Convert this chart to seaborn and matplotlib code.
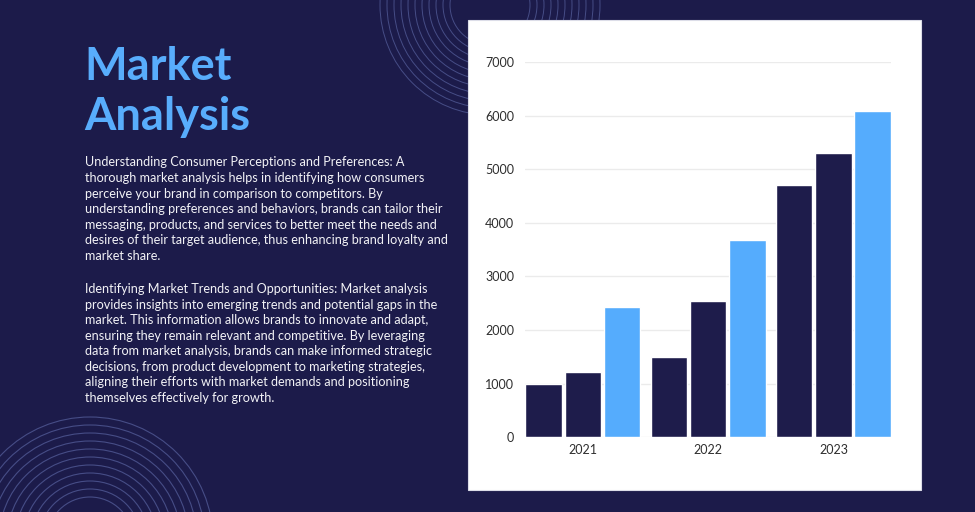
import matplotlib
matplotlib.use("Agg")
import matplotlib.pyplot as plt
from matplotlib.patches import Circle, Rectangle
import pandas as pd
import seaborn as sns

# chart data
years = ["2021", "2022", "2023"]
series = ["Series 1", "Series 2", "Series 3"]
values_s1 = [1000, 1490, 4700]
values_s2 = [1220, 2550, 5300]
values_s3 = [2430, 3680, 6080]
y_ticks = [0, 1000, 2000, 3000, 4000, 5000, 6000, 7000]

title_lines = ["Market", "Analysis"]
para1 = [
    "Understanding Consumer Perceptions and Preferences: A",
    "thorough market analysis helps in identifying how consumers",
    "perceive your brand in comparison to competitors. By",
    "understanding preferences and behaviors, brands can tailor their",
    "messaging, products, and services to better meet the needs and",
    "desires of their target audience, thus enhancing brand loyalty and",
    "market share.",
]
para2 = [
    "Identifying Market Trends and Opportunities: Market analysis",
    "provides insights into emerging trends and potential gaps in the",
    "market. This information allows brands to innovate and adapt,",
    "ensuring they remain relevant and competitive. By leveraging",
    "data from market analysis, brands can make informed strategic",
    "decisions, from product development to marketing strategies,",
    "aligning their efforts with market demands and positioning",
    "themselves effectively for growth.",
]

bg = "#1c1b4a"
navy = "#1e1c4b"
light_blue = "#55acfd"

df = pd.DataFrame({
    "year": years * 3,
    "series": [series[0]] * 3 + [series[1]] * 3 + [series[2]] * 3,
    "value": values_s1 + values_s2 + values_s3,
})

sns.set_theme(style="white")
plt.rcParams["font.family"] = ["Lato", "DejaVu Sans"]

W, H = 975, 512
fig = plt.figure(figsize=(W / 100, H / 100), dpi=100, facecolor=bg)

# background layer in pixel coordinates
bgax = fig.add_axes([0, 0, 1, 1])
bgax.set_xlim(0, W)
bgax.set_ylim(H, 0)
bgax.axis("off")
bgax.set_facecolor(bg)

ring_color = "#7a8ad0"
for r in range(40, 112, 7):
    bgax.add_patch(Circle((490, 5), r, fill=False, ec=ring_color, lw=0.7, alpha=0.45))
for r in range(43, 126, 8):
    bgax.add_patch(Circle((90, 540), r, fill=False, ec=ring_color, lw=0.8, alpha=0.45))

# white panel behind the chart
bgax.add_patch(Rectangle((467.5, 20), 453.5, 470, fc="white", ec="#dcdde8", lw=0.8, zorder=3))

# title and body text
for i, line in enumerate(title_lines):
    bgax.text(84, 80 + i * 50, line, fontsize=32.5, fontweight="bold", color="#58adfc",
              va="baseline", ha="left")
for i, line in enumerate(para1):
    bgax.text(85, 166.5 + i * 15.6, line, fontsize=9.05, color="#f2f2f6", va="baseline", ha="left")
for i, line in enumerate(para2):
    bgax.text(85, 293.3 + i * 15.5, line, fontsize=9.05, color="#f2f2f6", va="baseline", ha="left")

# bar chart
ax = fig.add_axes([525.3 / W, (H - 437.3) / H, 365.7 / W, 375.3 / H])
ax.set_facecolor("white")
sns.barplot(data=df, x="year", y="value", hue="series", hue_order=series,
            palette={series[0]: navy, series[1]: navy, series[2]: light_blue},
            width=0.94, gap=0.067, saturation=1, legend=False, ax=ax, zorder=3)
ax.set_xlim(-0.4595, 2.4595)
ax.set_ylim(0, 7000)
ax.set_yticks(y_ticks)
ax.set_yticklabels([str(t) for t in y_ticks])
ax.yaxis.grid(True, color="#ebebeb", lw=1, zorder=0)
ax.set_axisbelow(True)
for s in ax.spines.values():
    s.set_visible(False)
ax.tick_params(axis="both", length=0, labelsize=9, colors="#2e2e2e")
ax.tick_params(axis="y", pad=8)
ax.tick_params(axis="x", pad=5)
ax.set_xlabel("")
ax.set_ylabel("")

fig.savefig("out.png", dpi=100, facecolor=bg)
□ □ □ □ □
# Stated exercise:
Skip the pictures and restate exactly the lines from the beginning of the listing to the line with "y_ticks = [0, 1000, 2000, 3000, 4000, 5000, 6000, 7000]", that line included.

# Worked solution:
Convert this chart to seaborn and matplotlib code.
import matplotlib
matplotlib.use("Agg")
import matplotlib.pyplot as plt
from matplotlib.patches import Circle, Rectangle
import pandas as pd
import seaborn as sns

# chart data
years = ["2021", "2022", "2023"]
series = ["Series 1", "Series 2", "Series 3"]
values_s1 = [1000, 1490, 4700]
values_s2 = [1220, 2550, 5300]
values_s3 = [2430, 3680, 6080]
y_ticks = [0, 1000, 2000, 3000, 4000, 5000, 6000, 7000]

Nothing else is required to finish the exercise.